Set exercise: Look for the word "image" in the entries below, then copy every line that has it.

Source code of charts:
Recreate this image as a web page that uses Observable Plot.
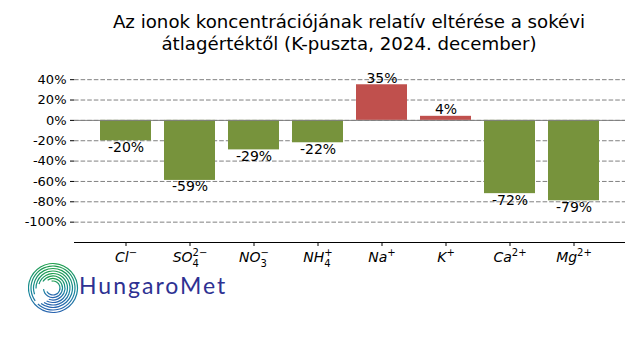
<!DOCTYPE html>
<html>
<head>
<meta charset="utf-8">
<script src="https://cdn.jsdelivr.net/npm/d3@7"></script>
<script src="https://cdn.jsdelivr.net/npm/@observablehq/plot@0.6"></script>
<style>
  html, body { margin: 0; padding: 0; background: #fff; }
  #wrap { position: relative; width: 640px; height: 360px; overflow: hidden; font-family: "DejaVu Sans", sans-serif; }
  #title { position: absolute; left: 47px; top: 11px; width: 604px; text-align: center; font-size: 18.2px; line-height: 22px; color: #000; }
  #chart { position: absolute; left: 0; top: 0; }
  #logo { position: absolute; left: 28px; top: 261px; }
  #logotext { position: absolute; left: 79px; top: 270px; font-family: Lato, "Open Sans", sans-serif; font-weight: 400; font-size: 23px; line-height: 30px; letter-spacing: 2px; color: #2e3192; }
</style>
</head>
<body>
<div id="wrap">
  <div id="chart"></div>
  <div id="title">Az ionok koncentrációjának relatív eltérése a sokévi<br>átlagértéktől (K-puszta, 2024. december)</div>
  <svg id="logo" width="52" height="56" viewBox="0 0 52 56"></svg>
  <div id="logotext">HungaroMet</div>
</div>
<script>
// ---- data ----
const ions = ["Cl-", "SO4 2-", "NO3-", "NH4+", "Na+", "K+", "Ca2+", "Mg2+"];
const ionBase = ["Cl", "SO", "NO", "NH", "Na", "K", "Ca", "Mg"];
const ionSub = ["", "4", "3", "4", "", "", "", ""];
const ionSup = ["\u2212", "2\u2212", "\u2212", "+", "+", "+", "2+", "2+"];
const values = [-20, -59, -29, -22, 35, 4, -72, -79];
const yTicks = [-100, -80, -60, -40, -20, 0, 20, 40];

const green = "#77933c";
const red = "#c0504d";

const data = ions.map((ion, i) => ({ ion, value: values[i], sign: values[i] < 0 ? "neg" : "pos", label: values[i] + "%" }));

const plot = Plot.plot({
  width: 640,
  height: 360,
  marginTop: 69,
  marginBottom: 118,
  marginLeft: 74,
  marginRight: 15,
  style: { fontFamily: "DejaVu Sans", fontSize: "13px", background: "transparent", color: "#000" },
  x: { domain: ions, paddingInner: 0.2, paddingOuter: 0.4, axis: null, label: null },
  y: { domain: [-120, 50], axis: null, label: null },
  color: { domain: ["neg", "pos"], range: [green, red] },
  marks: [
    Plot.gridY(yTicks, { stroke: "#808080", strokeOpacity: 1, strokeDasharray: "4.6,2", strokeWidth: 1 }),
    Plot.barY(data, { x: "ion", y: "value", fill: "sign" }),
    Plot.ruleY([0], { stroke: "#808080", strokeWidth: 1 }),
    Plot.ruleY([-120], { stroke: "#000", strokeWidth: 1.2 }),
    Plot.axisY(yTicks, { tickFormat: d => d + "%", tickSize: 4, tickPadding: 4, fontSize: 13, stroke: "#000", label: null }),
    Plot.axisX(ions, { tickSize: 4, tickPadding: 6, fontSize: 14, tickFormat: d => d, stroke: "#000", label: null }),
    Plot.text(data.filter(d => d.value < 0), { x: "ion", y: "value", text: "label", lineAnchor: "top", dy: 1, fontSize: 14, fill: "#000" }),
    Plot.text(data.filter(d => d.value >= 0), { x: "ion", y: "value", text: "label", lineAnchor: "bottom", dy: -2, fontSize: 14, fill: "#000" })
  ]
});
document.getElementById("chart").appendChild(plot);

// rich x tick labels with sub/superscripts
const svgNS = "http://www.w3.org/2000/svg";
plot.querySelectorAll('[aria-label="x-axis tick label"] text').forEach(t => {
  const i = ions.indexOf(t.textContent);
  if (i < 0) return;
  t.textContent = "";
  t.setAttribute("font-style", "italic");
  const base = document.createElementNS(svgNS, "tspan");
  base.textContent = ionBase[i];
  t.appendChild(base);
  let subW = 0;
  if (ionSub[i]) {
    const s = document.createElementNS(svgNS, "tspan");
    s.setAttribute("font-size", "10");
    s.setAttribute("dy", "5");
    s.setAttribute("font-style", "normal");
    s.textContent = ionSub[i];
    t.appendChild(s);
    subW = s.getComputedTextLength();
  }
  const p = document.createElementNS(svgNS, "tspan");
  p.setAttribute("font-size", "10");
  p.setAttribute("font-style", "normal");
  p.setAttribute("dy", ionSub[i] ? "-11" : "-6");
  if (subW) p.setAttribute("dx", -subW);
  p.textContent = ionSup[i];
  t.appendChild(p);
});

// logo graphic (decorative)
const logo = d3.select("#logo");
const defs = logo.append("defs");
const grad = defs.append("linearGradient").attr("id", "lg").attr("x1", 0).attr("y1", 0).attr("x2", 0).attr("y2", 1);
grad.append("stop").attr("offset", "0%").attr("stop-color", "#1e9e4a");
grad.append("stop").attr("offset", "55%").attr("stop-color", "#16899a");
grad.append("stop").attr("offset", "100%").attr("stop-color", "#2a63b0");
const cx = 25, cy = 27;
const arc = d3.arc();
const rings = [
  { r: 7, a0: -0.2, a1: 4.2 },
  { r: 9.5, a0: -0.6, a1: 4.6 },
  { r: 12, a0: -1.0, a1: 3.5 },
  { r: 14.5, a0: -1.3, a1: 3.6 },
  { r: 17, a0: -1.6, a1: 3.7 },
  { r: 19.5, a0: -1.9, a1: 3.8 },
  { r: 22, a0: -2.2, a1: 3.9 },
  { r: 24.5, a0: -2.5, a1: 4.0 }
];
logo.append("g").attr("transform", `translate(${cx},${cy})`)
  .selectAll("path").data(rings).join("path")
  .attr("d", d => arc({ innerRadius: d.r - 0.6, outerRadius: d.r + 0.6, startAngle: d.a0, endAngle: d.a1 }))
  .attr("fill", "url(#lg)");
</script>
</body>
</html>
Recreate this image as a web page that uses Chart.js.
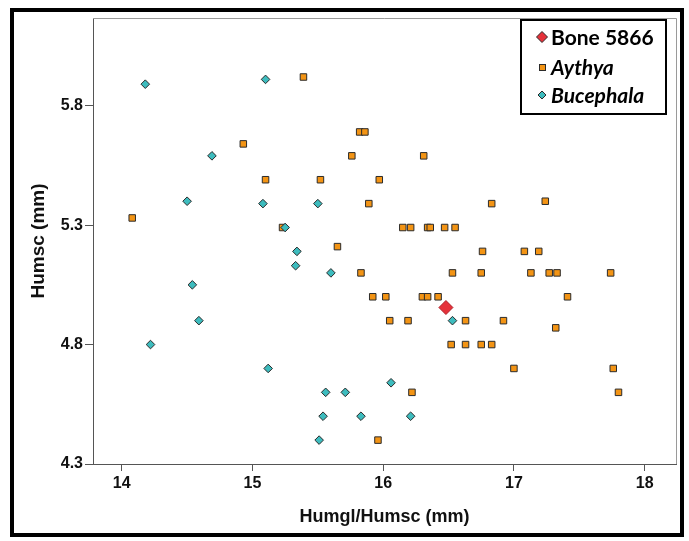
<!DOCTYPE html>
<html>
<head>
<meta charset="utf-8">
<script src="https://cdn.jsdelivr.net/npm/chart.js@4"></script>
<style>
  html, body { margin: 0; padding: 0; background: #fff; }
</style>
</head>
<body>
<canvas id="chart" width="689" height="541"></canvas>
<script>
// Data.
const xTicks = [14, 15, 16, 17, 18];
const yTicks = [4.3, 4.8, 5.3, 5.8];

const boneX = [16.48];
const boneY = [4.955];

const aythyaX = [14.08, 14.93, 15.10, 15.39, 15.82, 15.86, 15.76, 16.31, 15.52, 15.97,
  15.89, 16.83, 17.24, 16.76, 17.08, 17.19, 15.23, 16.15, 16.21, 16.34,
  16.36, 16.47, 16.55, 15.65, 15.83, 16.53, 16.75, 17.13, 17.27, 17.33,
  17.74, 15.92, 16.02, 16.30, 16.34, 16.42, 17.41, 16.05, 16.19, 16.63,
  16.92, 17.32, 16.52, 16.63, 16.75, 16.83, 17.00, 17.76, 17.80, 16.22, 15.96];
const aythyaY = [5.33, 5.64, 5.49, 5.92, 5.69, 5.69, 5.59, 5.59, 5.49, 5.49,
  5.39, 5.39, 5.40, 5.19, 5.19, 5.19, 5.29, 5.29, 5.29, 5.29,
  5.29, 5.29, 5.29, 5.21, 5.10, 5.10, 5.10, 5.10, 5.10, 5.10,
  5.10, 5.00, 5.00, 5.00, 5.00, 5.00, 5.00, 4.90, 4.90, 4.90,
  4.90, 4.87, 4.80, 4.80, 4.80, 4.80, 4.70, 4.70, 4.60, 4.60, 4.40];

const bucephalaX = [14.18, 15.10, 14.69, 14.50, 15.08, 15.50, 15.25, 14.54, 14.59, 14.22,
  15.34, 15.33, 15.60, 16.53, 15.12, 15.56, 15.71, 16.06, 15.54, 15.83, 16.21, 15.51];
const bucephalaY = [5.89, 5.91, 5.59, 5.40, 5.39, 5.39, 5.29, 5.05, 4.90, 4.80,
  5.19, 5.13, 5.10, 4.90, 4.70, 4.60, 4.60, 4.64, 4.50, 4.50, 4.50, 4.40];

const toPoints = (xs, ys) => xs.map((x, i) => ({ x: x, y: ys[i] }));

const RED = "#E5313A";
const ORANGE = "#F39414";
const TEAL = "#3DBCBE";
const EDGE = "#2b2b2b";

function diamond(ctx, x, y, r, fill) {
  ctx.beginPath();
  ctx.moveTo(x, y - r);
  ctx.lineTo(x + r, y);
  ctx.lineTo(x, y + r);
  ctx.lineTo(x - r, y);
  ctx.closePath();
  ctx.fillStyle = fill;
  ctx.fill();
  ctx.strokeStyle = EDGE;
  ctx.lineWidth = 1;
  ctx.stroke();
}

const decorPlugin = {
  id: "decor",
  beforeDraw(chart) {
    const ctx = chart.ctx;
    ctx.save();
    ctx.fillStyle = "#fff";
    ctx.fillRect(0, 0, chart.width, chart.height);
    ctx.restore();
  },
  afterDraw(chart) {
    const ctx = chart.ctx;
    const a = chart.chartArea;
    ctx.save();
    // top and right edge of the plot box
    ctx.strokeStyle = "#9a9a9a";
    ctx.lineWidth = 1;
    ctx.beginPath();
    ctx.moveTo(a.left, a.top + 0.5);
    ctx.lineTo(a.right + 0.5, a.top + 0.5);
    ctx.lineTo(a.right + 0.5, a.bottom);
    ctx.stroke();

    // legend box
    ctx.fillStyle = "#fff";
    ctx.fillRect(521, 20, 145, 94);
    ctx.strokeStyle = "#000";
    ctx.lineWidth = 2;
    ctx.strokeRect(521, 20, 145, 94);

    const items = [
      { label: chart.data.datasets[0].label, y: 37, italic: false },
      { label: chart.data.datasets[1].label, y: 67, italic: true },
      { label: chart.data.datasets[2].label, y: 95, italic: true },
    ];
    diamond(ctx, 542, 37, 5.5, RED);
    ctx.fillStyle = ORANGE;
    ctx.fillRect(539.5, 64.5, 6, 6);
    ctx.strokeStyle = EDGE;
    ctx.lineWidth = 1;
    ctx.strokeRect(539.5, 64.5, 6, 6);
    diamond(ctx, 542, 95, 4, TEAL);

    ctx.fillStyle = "#000";
    ctx.textBaseline = "middle";
    items.forEach((it) => {
      ctx.font = (it.italic ? "italic " : "") + "bold 21px Lato";
      ctx.fillText(it.label, 551, it.y + 1);
    });

    // outer black frame
    ctx.strokeStyle = "#000";
    ctx.lineWidth = 4;
    ctx.strokeRect(12, 10, 670, 525);
    ctx.restore();
  },
};

const axisFont = { family: "Liberation Sans, Arial, sans-serif", size: 16, weight: "bold" };
const titleFont = { family: "Liberation Sans, Arial, sans-serif", size: 18, weight: "bold" };

new Chart(document.getElementById("chart"), {
  type: "scatter",
  data: {
    datasets: [
      {
        label: "Bone 5866",
        data: toPoints(boneX, boneY),
        pointStyle: "rectRot",
        pointRadius: 7,
        backgroundColor: RED,
        borderColor: "#b02028",
        borderWidth: 1,
        order: 0,
      },
      {
        label: "Aythya",
        data: toPoints(aythyaX, aythyaY),
        pointStyle: "rect",
        pointRadius: 4.6,
        backgroundColor: ORANGE,
        borderColor: EDGE,
        borderWidth: 1,
        order: 2,
      },
      {
        label: "Bucephala",
        data: toPoints(bucephalaX, bucephalaY),
        pointStyle: "rectRot",
        pointRadius: 4.3,
        backgroundColor: TEAL,
        borderColor: EDGE,
        borderWidth: 1,
        order: 1,
      },
    ],
  },
  options: {
    responsive: false,
    animation: false,
    devicePixelRatio: 1,
    layout: { padding: { left: 0, top: 18, right: 13, bottom: 0 } },
    plugins: {
      legend: { display: false },
      tooltip: { enabled: false },
    },
    scales: {
      x: {
        type: "linear",
        min: 13.78,
        max: 18.24,
        afterBuildTicks: (scale) => { scale.ticks = xTicks.map((v) => ({ value: v })); },
        afterFit: (scale) => { scale.height = 77; },
        grid: { drawOnChartArea: false, tickLength: 7, color: "#555" },
        border: { color: "#555" },
        ticks: { font: axisFont, color: "#111", padding: 3, maxRotation: 0 },
        title: { display: true, text: "Humgl/Humsc (mm)", font: titleFont, color: "#111", padding: { top: 0, bottom: 13 } },
      },
      y: {
        type: "linear",
        min: 4.3,
        max: 6.167,
        afterBuildTicks: (scale) => { scale.ticks = yTicks.map((v) => ({ value: v })); },
        afterFit: (scale) => { scale.width = 93; },
        grid: { drawOnChartArea: false, tickLength: 8, color: "#555" },
        border: { color: "#555" },
        ticks: { font: axisFont, color: "#111", padding: 2, callback: (v) => Number(v).toFixed(1) },
        title: { display: true, text: "Humsc (mm)", font: { ...titleFont, size: 19 }, color: "#111", padding: { top: 27, bottom: 0 } },
      },
    },
  },
  plugins: [decorPlugin],
});
</script>
</body>
</html>
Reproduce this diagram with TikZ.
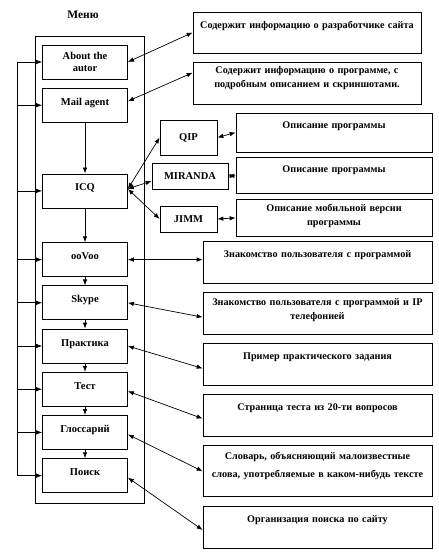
\documentclass[tikz,border=0pt]{standalone}
\usepackage{fontspec}
\setmainfont{Liberation Serif}[BoldFont={Liberation Serif Bold}]
\usetikzlibrary{arrows.meta,positioning}

\newcommand{\menufont}{\bfseries\fontsize{10.5}{12.5}\selectfont}
\newcommand{\infofont}{\bfseries\fontsize{10.2}{14}\selectfont}

\begin{document}
\begin{tikzpicture}[x=1pt,y=-1pt,node distance=8.5pt,>={Latex[length=6pt,width=4.5pt]},line width=0.7pt]
\tikzstyle{menubox}=[rectangle,draw=black,align=center,minimum width=85pt,minimum height=34pt,inner sep=1pt,font=\menufont]
\tikzstyle{oneline}=[text height=7pt,text depth=7pt]
\tikzstyle{progbox}=[rectangle,draw=black,align=center,minimum height=26pt,inner sep=1pt,font=\menufont]
\tikzstyle{infobox}=[rectangle,draw=black,align=center,inner sep=2pt,font=\infofont]
\useasboundingbox (0,0) rectangle (439,555);

\node[draw=black,minimum width=109pt,minimum height=467pt] (menu) at (89.5,269.5) {};
\node[font=\bfseries\fontsize{11.5}{13}\selectfont] (title) at (83,15) {Меню};

\node[menubox] (about) at (85,62) {About the\\autor};
\node[menubox,oneline,below=of about] (mail) {Mail agent};
\node[menubox,oneline,below=51pt of mail] (icq) {ICQ};
\node[menubox,oneline,below=34pt of icq] (oovoo) {ooVoo};
\node[menubox,oneline,below=of oovoo] (skype) {Skype};
\node[menubox,oneline,below=of skype] (practice) {Практика};
\node[menubox,oneline,below=of practice] (test) {Тест};
\node[menubox,oneline,below=of test] (gloss) {Глоссарий};
\node[menubox,oneline,below=of gloss] (search) {Поиск};

\node[progbox,minimum width=57pt,minimum height=35pt] (qip) at (188.5,137.5) {QIP};
\node[progbox,minimum width=76pt] (miranda) at (190,176) {MIRANDA};
\node[progbox,minimum width=57pt] (jimm) at (188.5,219) {JIMM};

\node[infobox,text width=224pt,text height=14pt,text depth=23pt] (infoabout) at (307,32.5) {Содержит информацию о разработчике сайта};
\node[infobox,text width=224pt,text height=9pt,text depth=29pt,below=9pt of infoabout] (infomail) {Содержит информацию о программе, с\\подробным описанием и скриншотами.};

\node[infobox,text width=192pt,text height=13pt,text depth=22pt] (descqip) at (334,132.5) {Описание программы};
\node[infobox,text width=192pt,text height=13pt,text depth=19pt,below=5pt of descqip] (descmiranda) {Описание программы};
\node[infobox,text width=192pt,text height=10.5pt,text depth=22.5pt,below=5pt of descmiranda] (descjimm) {Описание мобильной версии\\программы};

\node[infobox,text width=225pt,text height=14pt,text depth=24pt] (infooovoo) at (317.5,262) {Знакомство пользователя с программой};
\node[infobox,text width=225pt,text height=11.5pt,text depth=26.5pt,below=of infooovoo] (infoskype) {Знакомство пользователя с программой и IP\\телефонией};
\node[infobox,text width=225pt,text height=14pt,text depth=24pt,below=of infoskype] (infopractice) {Пример практического задания};
\node[infobox,text width=225pt,text height=14pt,text depth=24pt,below=of infopractice] (infotest) {Страница теста из 20-ти вопросов};
\node[infobox,text width=225pt,text height=11.5pt,text depth=35.5pt,below=of infotest] (infogloss) {Словарь, объясняющий малоизвестные\\[4pt]слова, употребляемые в каком-нибудь тексте};
\node[infobox,text width=225pt,text height=14pt,text depth=24pt,below=of infogloss] (infosearch) {Организация поиска по сайту};

\coordinate (rail) at (17,62);
\draw (rail) -- (rail |- search.west);
\foreach \n in {about,mail,icq,oovoo,skype,practice,test,gloss,search}
  \draw[->] (rail |- \n.west) -- (\n.west);
\foreach \a/\b in {mail/icq,icq/oovoo,oovoo/skype,skype/practice,practice/test,test/gloss,gloss/search}
  \draw[->] (\a) -- (\b);

\draw[<->] (about.east) -- (infoabout.west);
\draw[<->] ([yshift=4pt]mail.east) -- ([yshift=11pt]infomail.west);
\draw[<->] ([yshift=2pt]icq.east) -- (qip.west);
\draw[<->] ([yshift=2pt]icq.east) -- ([yshift=-5pt]miranda.west);
\draw[<->] ([yshift=2pt]icq.east) -- (jimm.west);
\draw[<->] (qip.east) -- (descqip.west);
\draw[<->] (miranda.east) -- (descmiranda.west);
\draw[<->] (jimm.east) -- (descjimm.west);
\draw[<->] (oovoo.east) -- (oovoo.east -| infooovoo.west);
\draw[<->] (skype.east) -- ([yshift=-4pt]infoskype.west);
\draw[<->] (practice.east) -- ([yshift=-4pt]infopractice.west);
\draw[<->] ([yshift=-2pt]test.east) -- ([yshift=-3pt]infotest.west);
\draw[<->] ([yshift=-2pt]gloss.east) -- (infogloss.west);
\draw[<->] ([yshift=-2pt]search.east) -- ([yshift=-3pt]infosearch.west);
\end{tikzpicture}
\end{document}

Written answer:
Recreate this image as a web page that uses Observable Plot.
Recreate this image as a web page that uses Chart.js.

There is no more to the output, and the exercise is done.